- Directed by: Chris W. Freeman Spain Willingham
- Written by: Drew Fortune Chris W. Freeman Spain Willingham
- Starring: C. Thomas Howell Leslie Easterbrook Ray Wise James Hong James Duval
- Release date: December 1, 2020;
- Running time: 87 minutes
- Country: United States
- Language: English

= Beast Mode (film) =

Beast Mode is a 2020 American comedy horror film directed by Chris W. Freeman and Spain Willingham and starring C. Thomas Howell, Leslie Easterbrook, Ray Wise, James Hong and James Duval.

==Cast==
- C. Thomas Howell as Breen Nash
- Leslie Easterbrook as Zelda Zine
- Ray Wise as Trammel Steadfast
- James Hong as Pish Rudabaker
- James Duval as Huckle Saxton
- Robert Costanzo as Chrome Mangle
- Douglas Bennett as Ezequiel
- Daz Crawford as Scram Putoff

==Release==
The film was released on DVD and Digital on December 1, 2020.

==Reception==
The film has a 63 percent rating on Rotten Tomatoes based on eight reviews.

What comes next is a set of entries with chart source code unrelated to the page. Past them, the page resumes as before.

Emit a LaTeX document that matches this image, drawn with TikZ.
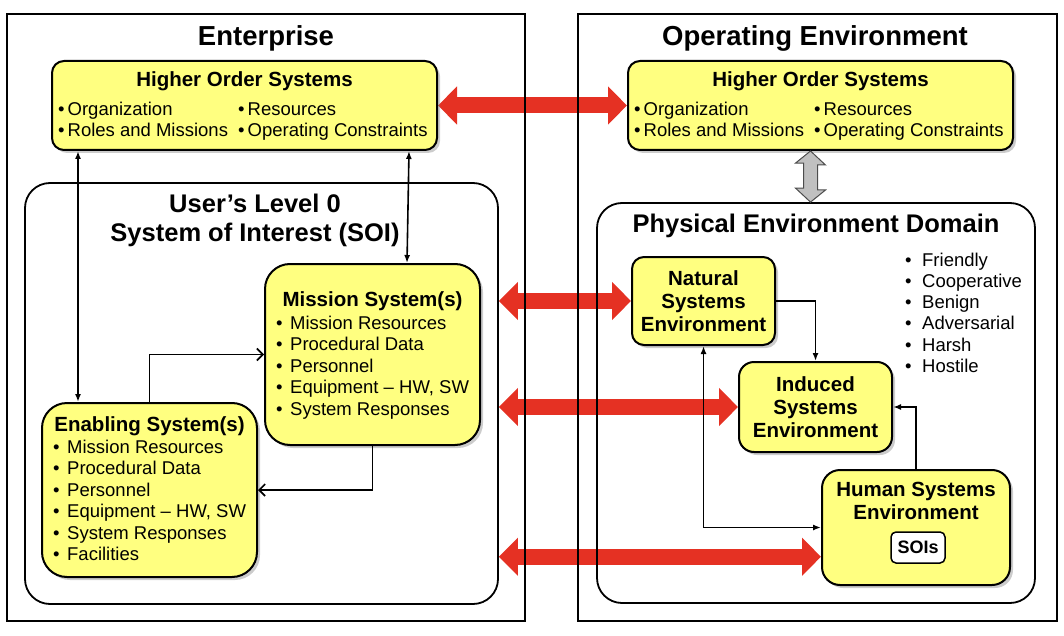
\documentclass[tikz,border=0pt]{standalone}
\usepackage{fontspec}
\setmainfont{Liberation Sans}
\usetikzlibrary{arrows.meta,shadows,calc,backgrounds}

\definecolor{sysyellow}{RGB}{255,255,128}
\definecolor{linkred}{RGB}{229,49,35}
\definecolor{linkgray}{RGB}{192,192,192}

\tikzset{
  frame/.style={draw, line width=2.5pt, inner sep=0},
  domainbox/.style={draw, line width=1.8pt, rounded corners=25pt, inner sep=0},
  sysbox/.style={draw, line width=2pt, fill=sysyellow,
    drop shadow={shadow xshift=3pt, shadow yshift=-3pt, opacity=0.4}},
  bigtitle/.style={font=\fontsize{27.5}{30}\selectfont\bfseries, anchor=base, inner sep=0},
  midtitle/.style={font=\fontsize{25.5}{28}\selectfont\bfseries, anchor=base, inner sep=0},
  boxtitle/.style={font=\fontsize{20.5}{23}\selectfont\bfseries, anchor=base, inner sep=0},
  envtitle/.style={font=\fontsize{20.5}{23}\selectfont\bfseries, align=center},
  item/.style={font=\fontsize{18.5}{21.5}\selectfont, anchor=base west, inner sep=0},
  bigarrow/.style={line width=16pt, draw=linkred,
    {Triangle[width=37pt,length=19pt]}-{Triangle[width=37pt,length=19pt]}},
  link/.style={line width=1.6pt},
  tip/.style={-{Latex[length=8pt,width=6pt]}},
  bitip/.style={{Latex[length=8pt,width=6pt]}-{Latex[length=8pt,width=6pt]}},
  opentip/.style={-{Straight Barb[length=6pt,width=12pt]}}
}

\begin{document}
\begin{tikzpicture}[x=1pt,y=-1pt]
	\useasboundingbox (0,0) rectangle (1064,636);

	\node[frame, minimum width=518pt, minimum height=607pt] (ent) at (266,317.5) {};
	\node[frame, minimum width=479pt, minimum height=607pt] (ope) at (817.5,317.5) {};
	\node[bigtitle] (entt) at (266,46) {Enterprise};
	\node[bigtitle] (opet) at (815,46) {Operating Environment};

	\foreach \s/\dx in {L/0, R/576} {
		\node[sysbox, rounded corners=12pt, minimum width=385pt, minimum height=89pt] (hos\s) at (244.5+\dx,105.5) {};
		\node[boxtitle] (hos\s t) at (244.5+\dx,87) {Higher Order Systems};
		\node[item] (hos\s 1) at (58+\dx,116) {\textbullet\hspace{3pt}Organization};
		\node[item] (hos\s 2) at (58+\dx,137) {\textbullet\hspace{3pt}Roles and Missions};
		\node[item] (hos\s 3) at (238+\dx,116) {\textbullet\hspace{3pt}Resources};
		\node[item] (hos\s 4) at (238+\dx,137) {\textbullet\hspace{3pt}Operating Constraints};
	}

	\node[domainbox, minimum width=473pt, minimum height=421pt] (user) at (261.5,393.5) {};
	\node[midtitle] (usert1) at (255,213) {User’s Level 0};
	\node[midtitle] (usert2) at (255,241) {System of Interest (SOI)};

	\node[sysbox, rounded corners=25pt, minimum width=215pt, minimum height=181pt] (mis) at (372.5,354.5) {};
	\node[boxtitle] (mist) at (372.5,306) {Mission System(s)};
	\foreach \t [count=\i] in {Mission Resources, Procedural Data, Personnel, {Equipment – HW, SW}, System Responses}
		\node[item] (mis\i) at (276,307.5+21.5*\i) {\textbullet\hspace{7.5pt}\t};

	\node[sysbox, rounded corners=25pt, minimum width=215pt, minimum height=174pt] (ena) at (149.5,490) {};
	\node[boxtitle] (enat) at (149.5,431) {Enabling System(s)};
	\foreach \t [count=\i] in {Mission Resources, Procedural Data, Personnel, {Equipment – HW, SW}, System Responses, Facilities}
		\node[item] (ena\i) at (53,431.5+21.5*\i) {\textbullet\hspace{7.5pt}\t};

	\node[domainbox, minimum width=438pt, minimum height=400pt] (ped) at (816,403) {};
	\node[midtitle] (pedt) at (816,233) {Physical Environment Domain};
	\foreach \t [count=\i] in {Friendly, Cooperative, Benign, Adversarial, Harsh, Hostile}
		\node[item] (env\i) at (905,244.7+21.3*\i) {\textbullet\hspace{10.5pt}\t};

	\node[sysbox, envtitle, rounded corners=12pt, minimum width=143pt, minimum height=88pt] (nat) at (703.5,301) {Natural\\Systems\\Environment};
	\node[sysbox, envtitle, rounded corners=15pt, minimum width=153pt, minimum height=90pt] (ind) at (815.5,407) {Induced\\Systems\\Environment};
	\node[sysbox, rounded corners=18pt, minimum width=188pt, minimum height=115pt] (hum) at (916,527.5) {};
	\node[boxtitle] (humt1) at (916,496) {Human Systems};
	\node[boxtitle] (humt2) at (916,519) {Environment};
	\node[draw, line width=1.5pt, fill=white, rounded corners=5pt, inner sep=0, minimum width=54pt, minimum height=31pt,
		font=\fontsize{18}{20}\selectfont\bfseries] (soi) at (918,547.5) {SOIs};

	% links inside the SOI
	\draw[link, bitip] ($(hosL.south west)+(27,0)$) -- ($(ena.north west)+(37,0)$);
	\draw[link, bitip] ($(hosL.south east)+(-29,0)$) -- ($(mis.north west)+(143,0)$);
	\draw[link, opentip] (ena.north) |- (mis.west);
	\draw[link, opentip] (mis.south) |- (ena.east);

	% links in the physical environment
	\draw[link, tip] (nat.east) -| (ind.north);
	\draw[link, tip] (hum.north) |- (ind.east);
	\draw[link, bitip] (nat.south) |- (hum.west);

	\coordinate (g1) at ($(hosR.south)+(-10,0)$);
	\coordinate (g2) at (g1 |- ped.north);
	\draw[line width=1pt, draw=black!70, fill=linkgray] (g1) -- ++(15,14) -- ++(-8,0) -- ++(0,25) -- ++(8,0) -- (g2)
		-- ++(-15,-14) -- ++(8,0) -- ++(0,-25) -- ++(-8,0) -- cycle;

	\begin{scope}[on background layer]
		\coordinate (humin) at ($(hum.south west)!0.25!(hum.north west)$);
		\draw[bigarrow] (hosL.east) -- (hosR.west);
		\draw[bigarrow] (user.east |- nat.west) -- (nat.west);
		\draw[bigarrow] (user.east |- ind.west) -- (ind.west);
		\draw[bigarrow] (user.east |- humin) -- (humin);
	\end{scope}
\end{tikzpicture}
\end{document}
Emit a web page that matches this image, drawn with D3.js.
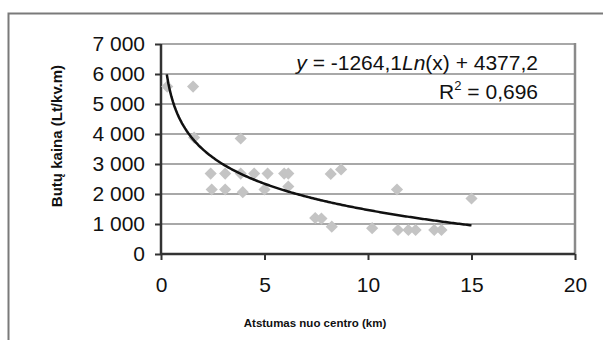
<!DOCTYPE html>
<html lang="lt">
  <head>
    <meta charset="UTF-8" />
    <title>Butų kaina pagal atstumą nuo centro</title>
    <script src="https://d3js.org/d3.v7.min.js"></script>
    <style>
      body {
        margin: 0;
        background: #fff;
      }
      svg text {
        font-family: "Liberation Sans", Arial, sans-serif;
        fill: #111;
      }
      .grid line {
        stroke: #a8a8a8;
        stroke-width: 2px;
      }
    </style>
  </head>
  <body>
    <div id="chart"></div>

    <script>
      // atstumas nuo centro (km) ir buto kaina (Lt/kv.m)
      const distances = [
        0.3, 1.55, 1.6, 3.85, 2.4, 3.1, 3.85, 4.5, 5.15, 5.95, 6.15, 2.45,
        3.1, 3.95, 5.0, 6.15, 8.2, 8.7, 11.4, 15.0, 7.45, 7.75, 8.25, 10.2,
        11.45, 11.95, 12.3, 13.2, 13.55,
      ];
      const prices = [
        5580, 5580, 3880, 3850, 2680, 2680, 2680, 2680, 2680, 2680, 2680,
        2150, 2150, 2060, 2150, 2250, 2670, 2820, 2150, 1850, 1200, 1180,
        910, 860, 800, 800, 800, 800, 800,
      ];
      const xTicks = [0, 5, 10, 15, 20];
      const yTicks = [0, 1000, 2000, 3000, 4000, 5000, 6000, 7000];

      // logaritminė tendencija y = a*Ln(x) + b
      const trendA = -1264.1;
      const trendB = 4377.2;
      const trendFrom = 0.28;
      const trendTo = 15;

      const width = 603;
      const height = 340;
      const margin = { left: 161, right: 28, top: 44, bottom: 86 };

      const svg = d3
        .select("#chart")
        .append("svg")
        .attr("width", width)
        .attr("height", height);

      // outer frame
      svg
        .append("path")
        .attr("d", `M8.5,${height} V13.5 H${width}`)
        .attr("fill", "none")
        .attr("stroke", "#7a7a7a")
        .attr("stroke-width", 2);

      const x = d3
        .scaleLinear()
        .domain([0, 20])
        .range([margin.left, width - margin.right]);
      const y = d3
        .scaleLinear()
        .domain([0, 7000])
        .range([height - margin.bottom, margin.top]);

      // gridlines
      svg
        .append("g")
        .attr("class", "grid")
        .selectAll("line")
        .data(yTicks.filter((d) => d > 0))
        .join("line")
        .attr("x1", x(0))
        .attr("x2", x(20))
        .attr("y1", (d) => y(d))
        .attr("y2", (d) => y(d));

      // right border of plot area
      svg
        .append("line")
        .attr("x1", x(20))
        .attr("x2", x(20))
        .attr("y1", y(7000) - 1)
        .attr("y2", y(0))
        .attr("stroke", "#8a8a8a")
        .attr("stroke-width", 2.5);

      const fmt = (v) => d3.format(",")(v).replace(",", " ");

      const yAxis = svg
        .append("g")
        .attr("transform", `translate(${x(0)},0)`)
        .call(d3.axisLeft(y).tickValues(yTicks).tickSize(6).tickPadding(10).tickFormat(fmt));
      const xAxis = svg
        .append("g")
        .attr("transform", `translate(0,${y(0)})`)
        .call(d3.axisBottom(x).tickValues(xTicks).tickSize(6).tickPadding(17));

      [yAxis, xAxis].forEach((g) => {
        g.select(".domain").attr("stroke", "#333").attr("stroke-width", 2.5);
        g.selectAll(".tick line").attr("stroke", "#333").attr("stroke-width", 2);
        g.selectAll("text")
          .attr("font-size", 21)
          .attr("font-family", "Liberation Sans, Arial, sans-serif")
          .attr("fill", "#111");
      });
      xAxis.select(".domain").attr("d", `M${x(0)},0H${x(20)}`);
      yAxis.select(".domain").attr("d", `M0,${y(0)}V${y(7000)}`);

      // points
      const diamond = d3.symbol(d3.symbolSquare, 74);
      svg
        .append("g")
        .selectAll("path")
        .data(distances.map((d, i) => [d, prices[i]]))
        .join("path")
        .attr("d", diamond)
        .attr("transform", (d) => `translate(${x(d[0])},${y(d[1])}) rotate(45)`)
        .attr("fill", "#c4c4c4");

      // trendline
      const trendPts = d3
        .range(0, 201)
        .map((i) => trendFrom + ((trendTo - trendFrom) * i) / 200)
        .map((v) => [v, trendA * Math.log(v) + trendB]);
      svg
        .append("path")
        .datum(trendPts)
        .attr("fill", "none")
        .attr("stroke", "#111")
        .attr("stroke-width", 2.5)
        .attr(
          "d",
          d3
            .line()
            .x((d) => x(d[0]))
            .y((d) => y(d[1]))
        );

      // equation
      const eq = svg
        .append("text")
        .attr("x", 538)
        .attr("y", 70)
        .attr("text-anchor", "end")
        .attr("font-size", 21);
      eq.append("tspan").attr("font-style", "italic").text("y");
      eq.append("tspan").text(" = -1264,1");
      eq.append("tspan").attr("font-style", "italic").text("Ln");
      eq.append("tspan").text("(x) + 4377,2");

      const r2 = svg
        .append("text")
        .attr("x", 538)
        .attr("y", 99)
        .attr("text-anchor", "end")
        .attr("font-size", 21);
      r2.append("tspan").text("R");
      r2.append("tspan").attr("font-size", 13).attr("dy", -9).text("2");
      r2.append("tspan").attr("dy", 9).text(" = 0,696");

      // axis titles
      svg
        .append("text")
        .attr("transform", `translate(62,136) rotate(-90)`)
        .attr("text-anchor", "middle")
        .attr("font-size", 15)
        .attr("font-weight", "bold")
        .text("Butų kaina (Lt/kv.m)");

      svg
        .append("text")
        .attr("x", 315)
        .attr("y", 327)
        .attr("text-anchor", "middle")
        .attr("font-size", 11.5)
        .attr("font-weight", "bold")
        .text("Atstumas nuo centro (km)");
    </script>
  </body>
</html>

Paul Grammatico of Dread Central awarded the film four stars out of five and wrote, "...an extreme b-movie feel which meshes well with its visual product. There are good moments of gory horror mixed with campy comedy..."

Lorry Kikta of Film Threat rated the film an 8 out of 10 and wrote, "If you love a good, silly horror-comedy with a heart of gold, this is right up your alley, and you should check it out."